Pour un rappel constant, les formes de ce rappel sont diverses, des courtes phrases comme sur le peigne, aux ouvrages tels que l’Ars moriendi (v.1465), en passant par un art funèbre comme dans les danses macabres ou des objets du quotidien.

Elément de danse macabre tel que reproduit du cimetière des Saints Innocents à Paris

Extrait de la danse macabre qui ornait la galerie du cimetière des Saints Innocents à Paris

Memento mori sur étui à tablettes de cire

Memento mori sur un étui à tablettes de cire (réalisation atelier à cuir ouvert)

Un projet en cours de réalisation

La fabrication d’un facsimile de ce peigne s’inscrit dans un projet plus large.

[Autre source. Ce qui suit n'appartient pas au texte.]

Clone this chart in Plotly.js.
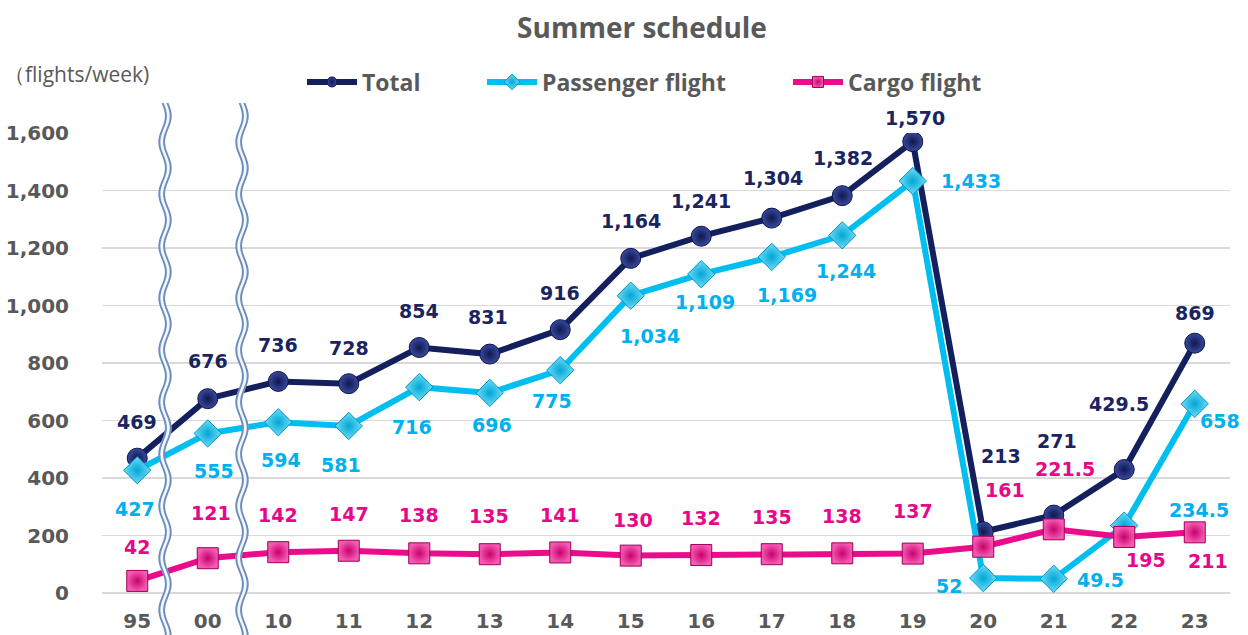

Il sera à terme rangé dans une boîte en cuir datant de la même époque, inspiré de « l’estuy de chambre » illustré dans l’ouvrage de Gilles Corrozet (1510-1568) intitulé « les blasons domestiques » (1539) à réaliser par l’atelier à cuir ouvert.

Etui à peigne d'après "les blasons domestiques" de Gilles Corozet en 1539

Illustration de l’étui dans le livre des blasons domestiques

Il y sera rangé avec la reproduction d’un autre objet utilisé pour se coiffer : un gravoir déjà présent dans notre collection, réalisé par Bikkel en Been.